_WHAT THE TASK ASKS_:
Can you write out all the lines word for word, with no pictures?

_INFORMATION PROVIDED_:
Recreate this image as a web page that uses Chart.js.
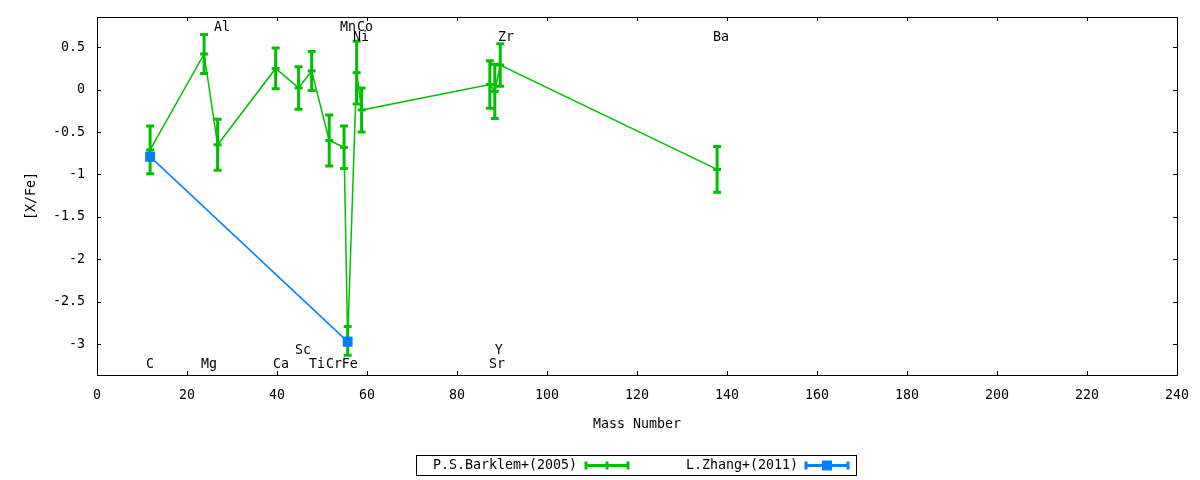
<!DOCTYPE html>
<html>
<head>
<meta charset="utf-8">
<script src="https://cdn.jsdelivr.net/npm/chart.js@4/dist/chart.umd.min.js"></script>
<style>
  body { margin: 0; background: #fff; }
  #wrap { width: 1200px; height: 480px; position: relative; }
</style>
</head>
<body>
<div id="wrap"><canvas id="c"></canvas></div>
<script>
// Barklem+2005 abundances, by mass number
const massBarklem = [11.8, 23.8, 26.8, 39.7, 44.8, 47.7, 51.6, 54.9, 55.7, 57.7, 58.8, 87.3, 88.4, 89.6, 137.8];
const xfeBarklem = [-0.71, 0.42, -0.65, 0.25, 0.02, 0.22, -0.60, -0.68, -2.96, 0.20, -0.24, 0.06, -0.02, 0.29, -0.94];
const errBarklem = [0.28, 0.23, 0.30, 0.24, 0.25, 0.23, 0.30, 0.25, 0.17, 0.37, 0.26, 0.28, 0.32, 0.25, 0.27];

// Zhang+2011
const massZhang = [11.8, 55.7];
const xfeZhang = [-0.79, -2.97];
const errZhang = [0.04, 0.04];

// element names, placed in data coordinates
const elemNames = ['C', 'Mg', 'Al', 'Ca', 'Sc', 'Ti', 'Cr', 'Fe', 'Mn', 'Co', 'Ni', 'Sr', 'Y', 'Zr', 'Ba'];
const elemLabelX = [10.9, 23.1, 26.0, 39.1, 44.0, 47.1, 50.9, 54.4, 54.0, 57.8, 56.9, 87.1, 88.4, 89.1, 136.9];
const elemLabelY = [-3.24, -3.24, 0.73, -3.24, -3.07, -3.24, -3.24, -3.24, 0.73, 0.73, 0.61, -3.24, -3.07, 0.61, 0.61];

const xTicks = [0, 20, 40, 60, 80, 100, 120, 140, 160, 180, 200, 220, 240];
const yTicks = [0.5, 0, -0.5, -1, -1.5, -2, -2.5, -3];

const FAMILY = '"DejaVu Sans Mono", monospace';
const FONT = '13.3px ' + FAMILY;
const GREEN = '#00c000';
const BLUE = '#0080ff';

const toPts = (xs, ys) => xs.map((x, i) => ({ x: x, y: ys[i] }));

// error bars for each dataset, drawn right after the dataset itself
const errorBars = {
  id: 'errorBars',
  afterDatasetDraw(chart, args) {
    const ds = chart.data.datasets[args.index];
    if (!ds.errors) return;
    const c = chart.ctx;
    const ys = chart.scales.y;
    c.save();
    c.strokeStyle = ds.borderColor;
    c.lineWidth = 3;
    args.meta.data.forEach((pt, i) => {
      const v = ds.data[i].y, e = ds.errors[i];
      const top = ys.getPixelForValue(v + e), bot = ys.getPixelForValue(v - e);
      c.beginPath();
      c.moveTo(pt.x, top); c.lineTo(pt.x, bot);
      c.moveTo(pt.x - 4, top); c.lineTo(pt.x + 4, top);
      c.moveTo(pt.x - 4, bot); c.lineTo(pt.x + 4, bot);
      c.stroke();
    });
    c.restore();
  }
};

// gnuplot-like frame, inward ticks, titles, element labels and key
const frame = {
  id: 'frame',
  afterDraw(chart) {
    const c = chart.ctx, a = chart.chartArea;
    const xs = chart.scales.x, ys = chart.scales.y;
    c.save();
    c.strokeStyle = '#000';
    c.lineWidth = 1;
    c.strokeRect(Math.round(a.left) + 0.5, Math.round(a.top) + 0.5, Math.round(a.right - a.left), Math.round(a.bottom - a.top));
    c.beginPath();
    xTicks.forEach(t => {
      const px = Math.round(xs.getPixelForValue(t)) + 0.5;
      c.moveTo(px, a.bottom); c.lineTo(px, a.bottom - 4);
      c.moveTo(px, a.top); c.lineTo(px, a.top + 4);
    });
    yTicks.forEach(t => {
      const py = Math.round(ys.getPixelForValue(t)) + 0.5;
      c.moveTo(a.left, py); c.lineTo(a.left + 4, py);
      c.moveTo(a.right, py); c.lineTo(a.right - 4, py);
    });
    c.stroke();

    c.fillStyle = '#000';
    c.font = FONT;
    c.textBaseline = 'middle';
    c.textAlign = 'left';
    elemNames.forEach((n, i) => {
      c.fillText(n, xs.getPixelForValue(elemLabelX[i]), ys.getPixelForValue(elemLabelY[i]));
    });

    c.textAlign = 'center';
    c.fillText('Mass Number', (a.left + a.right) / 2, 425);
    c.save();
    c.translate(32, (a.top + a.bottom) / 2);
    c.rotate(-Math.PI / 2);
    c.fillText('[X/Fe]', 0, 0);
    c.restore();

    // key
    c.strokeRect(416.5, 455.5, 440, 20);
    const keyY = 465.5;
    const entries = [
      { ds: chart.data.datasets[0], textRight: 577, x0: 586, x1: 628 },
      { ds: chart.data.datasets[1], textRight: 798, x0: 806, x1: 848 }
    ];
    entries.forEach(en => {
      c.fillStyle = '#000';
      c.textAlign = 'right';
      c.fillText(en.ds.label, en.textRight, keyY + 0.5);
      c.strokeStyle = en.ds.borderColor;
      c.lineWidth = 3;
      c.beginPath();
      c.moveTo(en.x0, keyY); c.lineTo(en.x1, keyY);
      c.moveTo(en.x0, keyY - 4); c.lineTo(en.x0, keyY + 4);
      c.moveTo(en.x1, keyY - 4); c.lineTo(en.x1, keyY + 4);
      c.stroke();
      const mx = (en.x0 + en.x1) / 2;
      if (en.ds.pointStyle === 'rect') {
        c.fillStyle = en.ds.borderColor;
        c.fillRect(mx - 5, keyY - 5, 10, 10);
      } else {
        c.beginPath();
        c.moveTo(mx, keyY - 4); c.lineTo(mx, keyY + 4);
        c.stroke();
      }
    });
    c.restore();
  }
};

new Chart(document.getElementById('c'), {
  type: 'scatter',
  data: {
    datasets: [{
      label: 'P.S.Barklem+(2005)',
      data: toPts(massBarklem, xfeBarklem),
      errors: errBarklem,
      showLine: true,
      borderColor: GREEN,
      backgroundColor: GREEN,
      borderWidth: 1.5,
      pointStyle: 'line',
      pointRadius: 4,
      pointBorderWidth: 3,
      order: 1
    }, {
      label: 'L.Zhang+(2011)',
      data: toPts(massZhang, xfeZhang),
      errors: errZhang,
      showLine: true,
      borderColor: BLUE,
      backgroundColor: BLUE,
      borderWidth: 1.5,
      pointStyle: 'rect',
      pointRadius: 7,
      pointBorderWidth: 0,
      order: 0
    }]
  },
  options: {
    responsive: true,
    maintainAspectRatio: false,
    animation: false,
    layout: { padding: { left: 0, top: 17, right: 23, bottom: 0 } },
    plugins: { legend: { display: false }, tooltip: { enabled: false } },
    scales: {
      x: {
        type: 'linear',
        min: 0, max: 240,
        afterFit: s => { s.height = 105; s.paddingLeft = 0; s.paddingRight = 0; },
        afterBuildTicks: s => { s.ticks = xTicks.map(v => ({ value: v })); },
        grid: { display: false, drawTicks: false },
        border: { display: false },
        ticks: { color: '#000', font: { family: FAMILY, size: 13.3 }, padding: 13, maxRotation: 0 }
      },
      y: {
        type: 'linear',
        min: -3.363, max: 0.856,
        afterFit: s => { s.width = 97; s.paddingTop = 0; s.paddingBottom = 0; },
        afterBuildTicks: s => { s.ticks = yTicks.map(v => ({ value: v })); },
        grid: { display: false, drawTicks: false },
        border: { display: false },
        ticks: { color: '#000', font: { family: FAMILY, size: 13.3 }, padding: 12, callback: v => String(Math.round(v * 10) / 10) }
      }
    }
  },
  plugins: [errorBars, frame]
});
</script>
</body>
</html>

_ANSWER TO THIS EXERCISE_:
Recreate this image as a web page that uses Chart.js.
<!DOCTYPE html>
<html>
<head>
<meta charset="utf-8">
<script src="https://cdn.jsdelivr.net/npm/chart.js@4/dist/chart.umd.min.js"></script>
<style>
  body { margin: 0; background: #fff; }
  #wrap { width: 1200px; height: 480px; position: relative; }
</style>
</head>
<body>
<div id="wrap"><canvas id="c"></canvas></div>
<script>
// Barklem+2005 abundances, by mass number
const massBarklem = [11.8, 23.8, 26.8, 39.7, 44.8, 47.7, 51.6, 54.9, 55.7, 57.7, 58.8, 87.3, 88.4, 89.6, 137.8];
const xfeBarklem = [-0.71, 0.42, -0.65, 0.25, 0.02, 0.22, -0.60, -0.68, -2.96, 0.20, -0.24, 0.06, -0.02, 0.29, -0.94];
const errBarklem = [0.28, 0.23, 0.30, 0.24, 0.25, 0.23, 0.30, 0.25, 0.17, 0.37, 0.26, 0.28, 0.32, 0.25, 0.27];

// Zhang+2011
const massZhang = [11.8, 55.7];
const xfeZhang = [-0.79, -2.97];
const errZhang = [0.04, 0.04];

// element names, placed in data coordinates
const elemNames = ['C', 'Mg', 'Al', 'Ca', 'Sc', 'Ti', 'Cr', 'Fe', 'Mn', 'Co', 'Ni', 'Sr', 'Y', 'Zr', 'Ba'];
const elemLabelX = [10.9, 23.1, 26.0, 39.1, 44.0, 47.1, 50.9, 54.4, 54.0, 57.8, 56.9, 87.1, 88.4, 89.1, 136.9];
const elemLabelY = [-3.24, -3.24, 0.73, -3.24, -3.07, -3.24, -3.24, -3.24, 0.73, 0.73, 0.61, -3.24, -3.07, 0.61, 0.61];

const xTicks = [0, 20, 40, 60, 80, 100, 120, 140, 160, 180, 200, 220, 240];
const yTicks = [0.5, 0, -0.5, -1, -1.5, -2, -2.5, -3];

const FAMILY = '"DejaVu Sans Mono", monospace';
const FONT = '13.3px ' + FAMILY;
const GREEN = '#00c000';
const BLUE = '#0080ff';

const toPts = (xs, ys) => xs.map((x, i) => ({ x: x, y: ys[i] }));

// error bars for each dataset, drawn right after the dataset itself
const errorBars = {
  id: 'errorBars',
  afterDatasetDraw(chart, args) {
    const ds = chart.data.datasets[args.index];
    if (!ds.errors) return;
    const c = chart.ctx;
    const ys = chart.scales.y;
    c.save();
    c.strokeStyle = ds.borderColor;
    c.lineWidth = 3;
    args.meta.data.forEach((pt, i) => {
      const v = ds.data[i].y, e = ds.errors[i];
      const top = ys.getPixelForValue(v + e), bot = ys.getPixelForValue(v - e);
      c.beginPath();
      c.moveTo(pt.x, top); c.lineTo(pt.x, bot);
      c.moveTo(pt.x - 4, top); c.lineTo(pt.x + 4, top);
      c.moveTo(pt.x - 4, bot); c.lineTo(pt.x + 4, bot);
      c.stroke();
    });
    c.restore();
  }
};

// gnuplot-like frame, inward ticks, titles, element labels and key
const frame = {
  id: 'frame',
  afterDraw(chart) {
    const c = chart.ctx, a = chart.chartArea;
    const xs = chart.scales.x, ys = chart.scales.y;
    c.save();
    c.strokeStyle = '#000';
    c.lineWidth = 1;
    c.strokeRect(Math.round(a.left) + 0.5, Math.round(a.top) + 0.5, Math.round(a.right - a.left), Math.round(a.bottom - a.top));
    c.beginPath();
    xTicks.forEach(t => {
      const px = Math.round(xs.getPixelForValue(t)) + 0.5;
      c.moveTo(px, a.bottom); c.lineTo(px, a.bottom - 4);
      c.moveTo(px, a.top); c.lineTo(px, a.top + 4);
    });
    yTicks.forEach(t => {
      const py = Math.round(ys.getPixelForValue(t)) + 0.5;
      c.moveTo(a.left, py); c.lineTo(a.left + 4, py);
      c.moveTo(a.right, py); c.lineTo(a.right - 4, py);
    });
    c.stroke();

    c.fillStyle = '#000';
    c.font = FONT;
    c.textBaseline = 'middle';
    c.textAlign = 'left';
    elemNames.forEach((n, i) => {
      c.fillText(n, xs.getPixelForValue(elemLabelX[i]), ys.getPixelForValue(elemLabelY[i]));
    });

    c.textAlign = 'center';
    c.fillText('Mass Number', (a.left + a.right) / 2, 425);
    c.save();
    c.translate(32, (a.top + a.bottom) / 2);
    c.rotate(-Math.PI / 2);
    c.fillText('[X/Fe]', 0, 0);
    c.restore();

    // key
    c.strokeRect(416.5, 455.5, 440, 20);
    const keyY = 465.5;
    const entries = [
      { ds: chart.data.datasets[0], textRight: 577, x0: 586, x1: 628 },
      { ds: chart.data.datasets[1], textRight: 798, x0: 806, x1: 848 }
    ];
    entries.forEach(en => {
      c.fillStyle = '#000';
      c.textAlign = 'right';
      c.fillText(en.ds.label, en.textRight, keyY + 0.5);
      c.strokeStyle = en.ds.borderColor;
      c.lineWidth = 3;
      c.beginPath();
      c.moveTo(en.x0, keyY); c.lineTo(en.x1, keyY);
      c.moveTo(en.x0, keyY - 4); c.lineTo(en.x0, keyY + 4);
      c.moveTo(en.x1, keyY - 4); c.lineTo(en.x1, keyY + 4);
      c.stroke();
      const mx = (en.x0 + en.x1) / 2;
      if (en.ds.pointStyle === 'rect') {
        c.fillStyle = en.ds.borderColor;
        c.fillRect(mx - 5, keyY - 5, 10, 10);
      } else {
        c.beginPath();
        c.moveTo(mx, keyY - 4); c.lineTo(mx, keyY + 4);
        c.stroke();
      }
    });
    c.restore();
  }
};

new Chart(document.getElementById('c'), {
  type: 'scatter',
  data: {
    datasets: [{
      label: 'P.S.Barklem+(2005)',
      data: toPts(massBarklem, xfeBarklem),
      errors: errBarklem,
      showLine: true,
      borderColor: GREEN,
      backgroundColor: GREEN,
      borderWidth: 1.5,
      pointStyle: 'line',
      pointRadius: 4,
      pointBorderWidth: 3,
      order: 1
    }, {
      label: 'L.Zhang+(2011)',
      data: toPts(massZhang, xfeZhang),
      errors: errZhang,
      showLine: true,
      borderColor: BLUE,
      backgroundColor: BLUE,
      borderWidth: 1.5,
      pointStyle: 'rect',
      pointRadius: 7,
      pointBorderWidth: 0,
      order: 0
    }]
  },
  options: {
    responsive: true,
    maintainAspectRatio: false,
    animation: false,
    layout: { padding: { left: 0, top: 17, right: 23, bottom: 0 } },
    plugins: { legend: { display: false }, tooltip: { enabled: false } },
    scales: {
      x: {
        type: 'linear',
        min: 0, max: 240,
        afterFit: s => { s.height = 105; s.paddingLeft = 0; s.paddingRight = 0; },
        afterBuildTicks: s => { s.ticks = xTicks.map(v => ({ value: v })); },
        grid: { display: false, drawTicks: false },
        border: { display: false },
        ticks: { color: '#000', font: { family: FAMILY, size: 13.3 }, padding: 13, maxRotation: 0 }
      },
      y: {
        type: 'linear',
        min: -3.363, max: 0.856,
        afterFit: s => { s.width = 97; s.paddingTop = 0; s.paddingBottom = 0; },
        afterBuildTicks: s => { s.ticks = yTicks.map(v => ({ value: v })); },
        grid: { display: false, drawTicks: false },
        border: { display: false },
        ticks: { color: '#000', font: { family: FAMILY, size: 13.3 }, padding: 12, callback: v => String(Math.round(v * 10) / 10) }
      }
    }
  },
  plugins: [errorBars, frame]
});
</script>
</body>
</html>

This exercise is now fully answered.